**Job**: Which lines fall between the line holding "Convert this chart" and the line holding "fontsize=23, zorder=5)", inclusive? Retype them exactly, without the pictures, and add nothing else.
○ ○ ○ ○ ○ ○ ○
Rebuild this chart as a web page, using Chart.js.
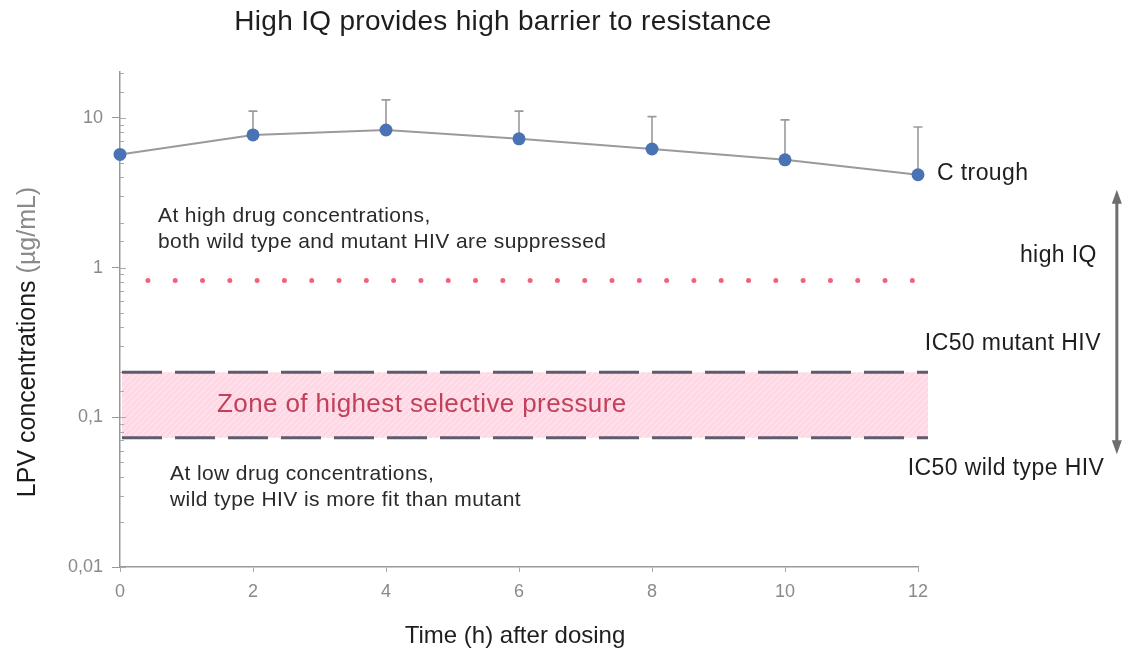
<!DOCTYPE html>
<html><head><meta charset="utf-8">
<script src="https://cdn.jsdelivr.net/npm/chart.js@4.4.1/dist/chart.umd.min.js"></script>
<style>html,body{margin:0;padding:0;background:#fff;}#wrap{width:1122px;height:654px;position:relative}</style>
</head><body><div id="wrap"><canvas id="c" width="1122" height="654"></canvas></div>
<script>
// ---- data ----
const hours = [0, 2, 4, 6, 8, 10, 12];
const meanConc = [5.7, 7.7, 8.3, 7.25, 6.2, 5.25, 4.17];
const upperConc = [null, 11.1, 13.2, 11.1, 10.2, 9.7, 8.7];
const ic50MutantLevel = 0.2;
const ic50WildLevel = 0.073;
const bandX = [0.03, 12.15];
const highConcLevel = 0.82;
const highConcX = [0.42, 11.95];
const xTicks = [0, 2, 4, 6, 8, 10, 12];
const yTickValues = [10, 1, 0.1, 0.01];
const yTickLabels = ['10', '1', '0,1', '0,01'];
const yRange = [0.01, 20.26];

// annotation texts (data coordinates)
const notes = [
  {t: 'At high drug concentrations,', x: 0.571, y: 2.19, align: 'left', size: 21, color: '#2a2a2a'},
  {t: 'both wild type and mutant HIV are suppressed', x: 0.571, y: 1.468, align: 'left', size: 21, color: '#2a2a2a'},
  {t: 'Zone of highest selective pressure', x: 1.459, y: 0.122, align: 'left', size: 26, color: '#c2405a'},
  {t: 'At low drug concentrations,', x: 0.752, y: 0.0417, align: 'left', size: 21, color: '#2a2a2a'},
  {t: 'wild type HIV is more fit than mutant', x: 0.752, y: 0.028, align: 'left', size: 21, color: '#2a2a2a'},
  {t: 'C trough', x: 12.286, y: 4.24, align: 'left', size: 23, color: '#1e1e1e'},
  {t: 'high IQ', x: 14.69, y: 1.2, align: 'right', size: 23, color: '#1e1e1e'},
  {t: 'IC50 mutant HIV', x: 14.75, y: 0.311, align: 'right', size: 23, color: '#1e1e1e'},
  {t: 'IC50 wild type HIV', x: 14.80, y: 0.0457, align: 'right', size: 23, color: '#1e1e1e'}
];
const arrowX = 14.99;
const arrowY = [3.31, 0.0567];

const FONT = '"Liberation Sans", Arial, sans-serif';

function makePattern() {
  const p = document.createElement('canvas');
  p.width = 6; p.height = 6;
  const g = p.getContext('2d');
  g.fillStyle = '#fcd9e5';
  g.fillRect(0, 0, 6, 6);
  g.strokeStyle = 'rgba(255,255,255,0.5)';
  g.lineWidth = 1;
  g.beginPath(); g.moveTo(0, 6); g.lineTo(6, 0); g.stroke();
  return document.getElementById('c').getContext('2d').createPattern(p, 'repeat');
}
const pattern = makePattern();

function isMajor(v) {
  return yTickValues.some(k => Math.abs(Math.log10(v) - Math.log10(k)) < 1e-6);
}
function labelFor(v) {
  for (let i = 0; i < yTickValues.length; i++) {
    if (Math.abs(Math.log10(v) - Math.log10(yTickValues[i])) < 1e-6) return yTickLabels[i];
  }
  return '';
}
function setSpacing(ctx, s) { if ('letterSpacing' in ctx) ctx.letterSpacing = s; }

const extras = {
  id: 'extras',
  beforeDatasetsDraw(chart) {
    const {ctx, scales: {x, y}} = chart;
    ctx.save();
    // band fill between the two IC50 levels
    const bx1 = x.getPixelForValue(bandX[0]), bx2 = x.getPixelForValue(bandX[1]);
    const by1 = y.getPixelForValue(ic50MutantLevel), by2 = y.getPixelForValue(ic50WildLevel);
    ctx.fillStyle = pattern;
    ctx.fillRect(bx1, by1, bx2 - bx1, by2 - by1);
    // error bars
    ctx.strokeStyle = '#9a9a9a';
    ctx.lineWidth = 1.6;
    hours.forEach((h, i) => {
      if (upperConc[i] == null) return;
      const px = x.getPixelForValue(h);
      const y1 = y.getPixelForValue(meanConc[i]);
      const y2 = y.getPixelForValue(upperConc[i]);
      ctx.beginPath();
      ctx.moveTo(px, y1); ctx.lineTo(px, y2);
      ctx.moveTo(px - 4.5, y2); ctx.lineTo(px + 4.5, y2);
      ctx.stroke();
    });
    // ticks on inner side of y axis
    ctx.strokeStyle = '#aaa';
    ctx.lineWidth = 1;
    y.ticks.forEach(t => {
      if (t.value > yRange[1] - 1e-6) return;
      const py = Math.round(y.getPixelForValue(t.value)) + 0.5;
      const major = isMajor(t.value);
      ctx.beginPath();
      ctx.moveTo(x.left, py);
      ctx.lineTo(x.left + (major ? 6 : 4), py);
      ctx.stroke();
    });
    ctx.restore();
  },
  afterDraw(chart) {
    const {ctx, scales: {x, y}} = chart;
    ctx.save();
    ctx.textBaseline = 'middle';
    // title
    ctx.fillStyle = '#1e1e1e';
    ctx.font = '28px ' + FONT;
    setSpacing(ctx, '0.3px');
    ctx.textAlign = 'center';
    ctx.fillText('High IQ provides high barrier to resistance', 503, 22);
    // annotations
    setSpacing(ctx, '0.4px');
    notes.forEach(n => {
      ctx.font = n.size + 'px ' + FONT;
      ctx.fillStyle = n.color;
      ctx.textAlign = n.align;
      ctx.fillText(n.t, x.getPixelForValue(n.x), y.getPixelForValue(n.y));
    });
    setSpacing(ctx, '0px');
    // x axis title
    ctx.font = '24px ' + FONT;
    ctx.fillStyle = '#1e1e1e';
    ctx.textAlign = 'center';
    ctx.fillText('Time (h) after dosing', (x.left + x.right) / 2 - 4, 636);
    // double arrow
    const ax = x.getPixelForValue(arrowX);
    const ay1 = y.getPixelForValue(arrowY[0]);
    const ay2 = y.getPixelForValue(arrowY[1]);
    ctx.strokeStyle = '#6e6e6e';
    ctx.fillStyle = '#6e6e6e';
    ctx.lineWidth = 3;
    ctx.beginPath(); ctx.moveTo(ax, ay1 + 10); ctx.lineTo(ax, ay2 - 10); ctx.stroke();
    ctx.beginPath(); ctx.moveTo(ax, ay1); ctx.lineTo(ax - 5, ay1 + 14); ctx.lineTo(ax + 5, ay1 + 14); ctx.closePath(); ctx.fill();
    ctx.beginPath(); ctx.moveTo(ax, ay2); ctx.lineTo(ax - 5, ay2 - 14); ctx.lineTo(ax + 5, ay2 - 14); ctx.closePath(); ctx.fill();
    // y axis title
    ctx.translate(28, 342);
    ctx.rotate(-Math.PI / 2);
    ctx.font = '25px ' + FONT;
    const a = 'LPV concentrations ', b = '(µg/mL)';
    const wa = ctx.measureText(a).width, wb = ctx.measureText(b).width;
    const start = -(wa + wb) / 2;
    ctx.textAlign = 'left';
    ctx.fillStyle = '#1a1a1a';
    ctx.fillText(a, start, 0);
    ctx.fillStyle = '#8a8a8a';
    ctx.fillText(b, start + wa, 0);
    ctx.restore();
  }
};

new Chart(document.getElementById('c'), {
  type: 'line',
  data: {
    datasets: [
      {
        data: bandX.map(v => ({x: v, y: ic50MutantLevel})),
        borderColor: '#5c5c6e', borderWidth: 3, borderDash: [40, 13],
        fill: false, pointRadius: 0, clip: false, order: 3
      },
      {
        data: bandX.map(v => ({x: v, y: ic50WildLevel})),
        borderColor: '#5c5c6e', borderWidth: 3, borderDash: [40, 13],
        fill: false, pointRadius: 0, clip: false, order: 3
      },
      {
        data: highConcX.map(v => ({x: v, y: highConcLevel})),
        borderColor: '#f2627f', borderWidth: 5, borderDash: [0, 27.3], borderCapStyle: 'round',
        fill: false, pointRadius: 0, order: 2
      },
      {
        data: hours.map((h, i) => ({x: h, y: meanConc[i]})),
        borderColor: '#9a9a9a', borderWidth: 2, tension: 0,
        pointRadius: 6.5, pointBackgroundColor: '#4a73b5', pointBorderColor: '#4a73b5',
        pointBorderWidth: 0, fill: false, order: 1, clip: false
      }
    ]
  },
  options: {
    responsive: false,
    animation: false,
    devicePixelRatio: 1,
    layout: {padding: {top: 72, right: 204, left: 0, bottom: 0}},
    plugins: {legend: {display: false}, title: {display: false}, tooltip: {enabled: false}},
    scales: {
      x: {
        type: 'linear', min: 0, max: 12,
        afterFit(s) { s.height = 87; },
        afterBuildTicks(s) { s.ticks = xTicks.map(v => ({value: v})); },
        border: {color: '#999', width: 1.5},
        grid: {drawOnChartArea: false, tickLength: 5, tickColor: '#aaa'},
        ticks: {color: '#8a8a8a', font: {family: FONT, size: 18}, padding: 9}
      },
      y: {
        type: 'logarithmic', min: yRange[0], max: yRange[1],
        afterFit(s) { s.width = 120; },
        border: {color: '#999', width: 1.5},
        grid: {drawOnChartArea: false, tickLength: 8,
               tickColor: c => (c.tick && isMajor(c.tick.value)) ? '#999' : 'rgba(0,0,0,0)'},
        ticks: {autoSkip: false, color: '#8a8a8a', font: {family: FONT, size: 18}, padding: 9,
                callback: v => labelFor(v)}
      }
    }
  },
  plugins: [extras]
});
</script>
</body></html>
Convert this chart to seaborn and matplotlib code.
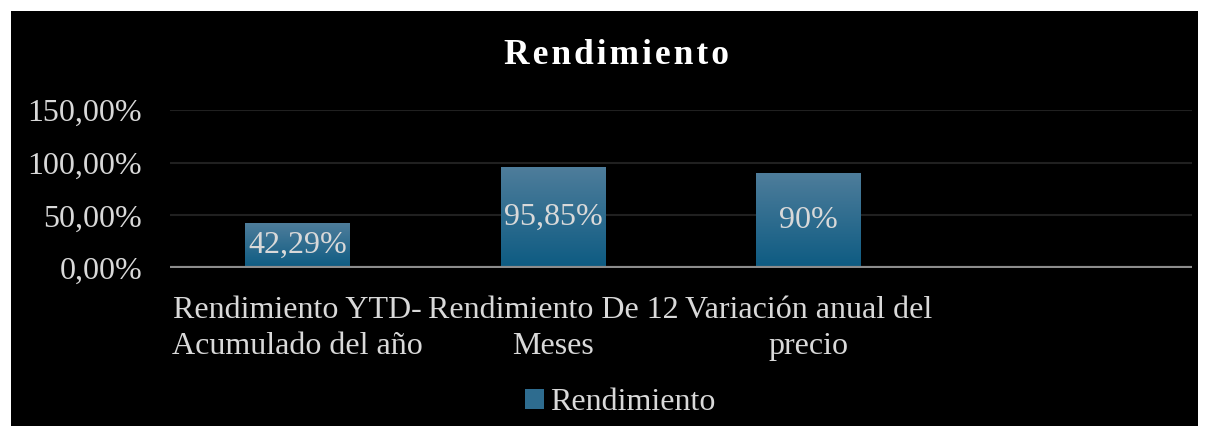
import matplotlib
matplotlib.use("Agg")
import matplotlib.pyplot as plt
import matplotlib.patches as mpatches
import numpy as np
import pandas as pd
import seaborn as sns

# data
categories = ["Rendimiento YTD-\nAcumulado del año", "Rendimiento De 12\nMeses",
              "Variación anual del\nprecio", ""]
values = [42.29, 95.85, 90.0]
value_labels = ["42,29%", "95,85%", "90%"]
y_ticks = [0, 50, 100, 150]
series_name = "Rendimiento"

sns.set_style("dark")
plt.rcParams["font.family"] = ["Liberation Serif", "DejaVu Serif"]

txt = "#d9d9d9"
bar_top = np.array([0x4e, 0x7d, 0x9b]) / 255
bar_bot = np.array([0x0d, 0x5b, 0x82]) / 255

fig = plt.figure(figsize=(12.09, 4.37), dpi=100)
fig.patch.set_facecolor("white")
fig.add_artist(mpatches.Rectangle((11 / 1209, 11 / 437), 1187 / 1209, 415 / 437,
                                  transform=fig.transFigure, facecolor="black",
                                  edgecolor="none", zorder=0))

ax = fig.add_axes([170 / 1209, 1 - 268 / 437, 1022 / 1209, 158 / 437])
ax.set_facecolor("none")

df = pd.DataFrame({"cat": categories[:len(values)], "val": values})
sns.barplot(data=df, x="cat", y="val", order=categories, color=tuple(bar_bot),
            width=0.41, saturation=1, ax=ax, zorder=3, linewidth=0,
            edgecolor="none")

# vertical gradient on each bar
grad = np.linspace(0, 1, 100)[:, None, None]
img = bar_bot * (1 - grad) + bar_top * grad
for p in ax.patches:
    x0, y0 = p.get_x(), p.get_y()
    w, h = p.get_width(), p.get_height()
    if np.isnan(h) or h == 0:
        continue
    ax.imshow(img, extent=[x0, x0 + w, y0, y0 + h], origin="lower",
              aspect="auto", zorder=4)

for i, (v, lab) in enumerate(zip(values, value_labels)):
    ax.text(i, v / 2, lab, ha="center", va="center", color=txt,
            fontsize=23, zorder=5)

ax.set_xlim(-0.5, len(categories) - 0.5)
ax.set_ylim(0, 150)
ax.set_yticks(y_ticks)
ax.set_yticklabels([f"{t:.2f}%".replace(".", ",") for t in y_ticks])
ax.tick_params(axis="both", length=0, colors=txt, labelsize=23)
ax.tick_params(axis="y", pad=20)
ax.tick_params(axis="x", pad=20)
for lab in ax.get_xticklabels():
    lab.set_linespacing(1.35)
ax.set_xlabel("")
ax.set_ylabel("")
ax.grid(False)
for t in y_ticks[1:]:
    ax.axhline(t, color="#202020", lw=1.5, zorder=1)
ax.axhline(0, color="#8c8c8c", lw=3, zorder=6)
for s in ax.spines.values():
    s.set_visible(False)

fig.text(0.51, 1 - 55 / 437, "\u200a".join("Rendimiento"),
         ha="center", va="center", color="white", fontsize=25.5, fontweight="bold")

handle = mpatches.Patch(facecolor=tuple((bar_top + bar_bot) / 2), edgecolor="none",
                        label=series_name)
leg = fig.legend(handles=[handle], loc="center", bbox_to_anchor=(0.513, 1 - 403 / 437),
                 frameon=False, fontsize=23, handlelength=0.6, handleheight=0.6,
                 handletextpad=0.2, labelcolor=txt)

fig.savefig("out.png", dpi=100, facecolor=fig.get_facecolor())
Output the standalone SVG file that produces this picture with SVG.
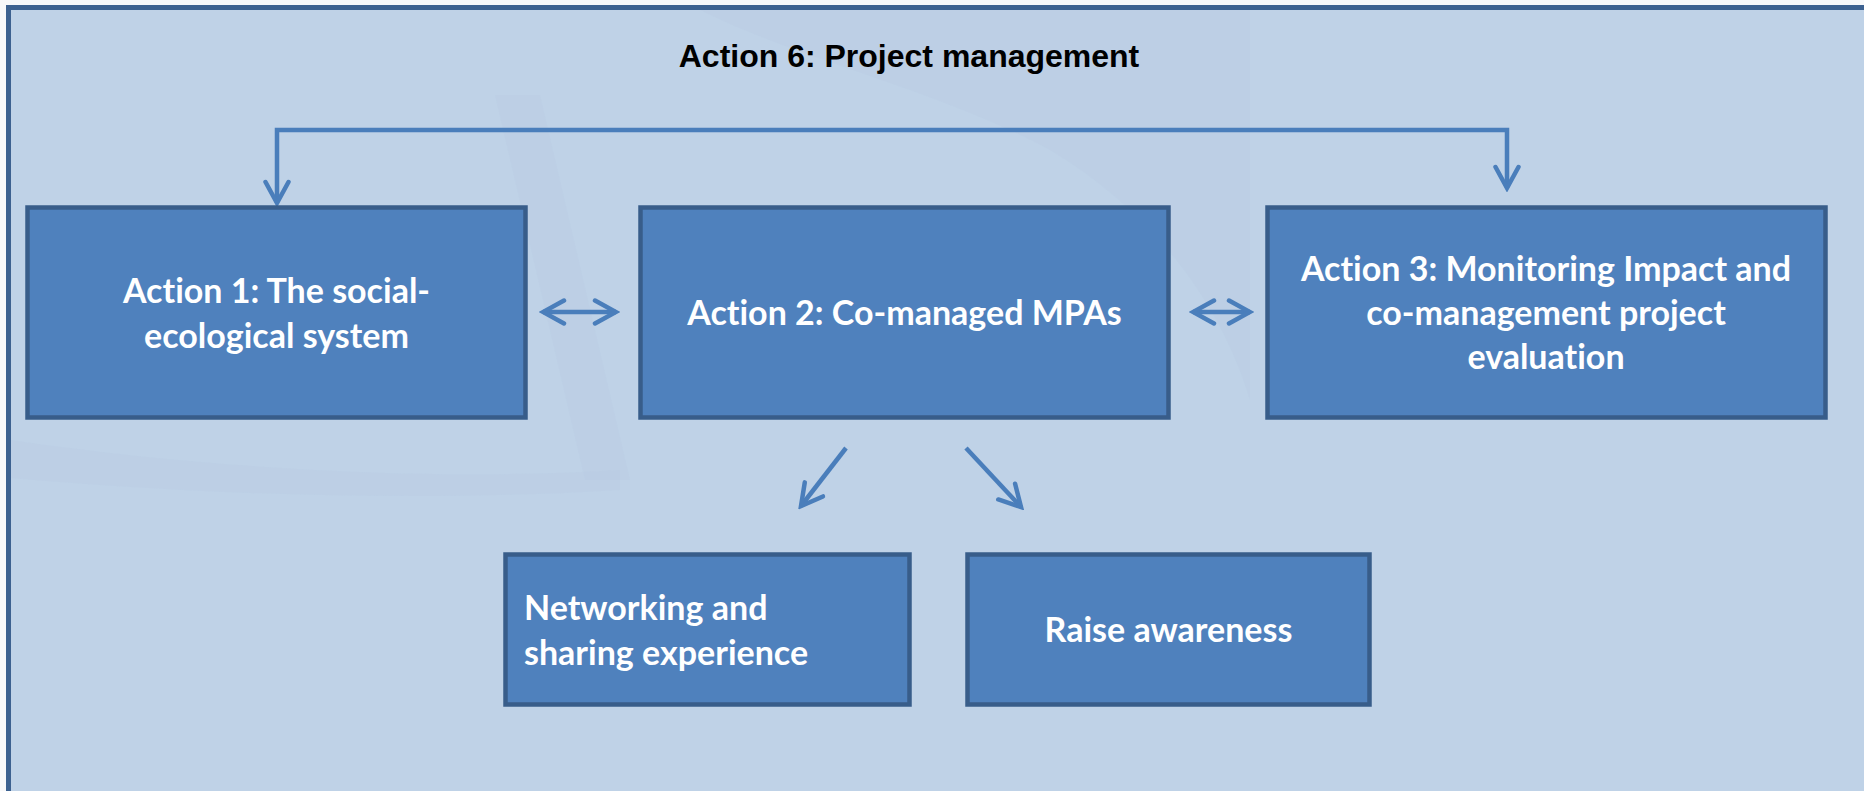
○ ○ ○ ○ ○ ○ ○
**Written solution**:
Convert this chart to seaborn and matplotlib code.
import matplotlib
matplotlib.use("Agg")
import matplotlib.pyplot as plt
import matplotlib.patches as mpatches
import numpy as np
import pandas as pd
import seaborn as sns

# data
categories = ["Rendimiento YTD-\nAcumulado del año", "Rendimiento De 12\nMeses",
              "Variación anual del\nprecio", ""]
values = [42.29, 95.85, 90.0]
value_labels = ["42,29%", "95,85%", "90%"]
y_ticks = [0, 50, 100, 150]
series_name = "Rendimiento"

sns.set_style("dark")
plt.rcParams["font.family"] = ["Liberation Serif", "DejaVu Serif"]

txt = "#d9d9d9"
bar_top = np.array([0x4e, 0x7d, 0x9b]) / 255
bar_bot = np.array([0x0d, 0x5b, 0x82]) / 255

fig = plt.figure(figsize=(12.09, 4.37), dpi=100)
fig.patch.set_facecolor("white")
fig.add_artist(mpatches.Rectangle((11 / 1209, 11 / 437), 1187 / 1209, 415 / 437,
                                  transform=fig.transFigure, facecolor="black",
                                  edgecolor="none", zorder=0))

ax = fig.add_axes([170 / 1209, 1 - 268 / 437, 1022 / 1209, 158 / 437])
ax.set_facecolor("none")

df = pd.DataFrame({"cat": categories[:len(values)], "val": values})
sns.barplot(data=df, x="cat", y="val", order=categories, color=tuple(bar_bot),
            width=0.41, saturation=1, ax=ax, zorder=3, linewidth=0,
            edgecolor="none")

# vertical gradient on each bar
grad = np.linspace(0, 1, 100)[:, None, None]
img = bar_bot * (1 - grad) + bar_top * grad
for p in ax.patches:
    x0, y0 = p.get_x(), p.get_y()
    w, h = p.get_width(), p.get_height()
    if np.isnan(h) or h == 0:
        continue
    ax.imshow(img, extent=[x0, x0 + w, y0, y0 + h], origin="lower",
              aspect="auto", zorder=4)

for i, (v, lab) in enumerate(zip(values, value_labels)):
    ax.text(i, v / 2, lab, ha="center", va="center", color=txt,
            fontsize=23, zorder=5)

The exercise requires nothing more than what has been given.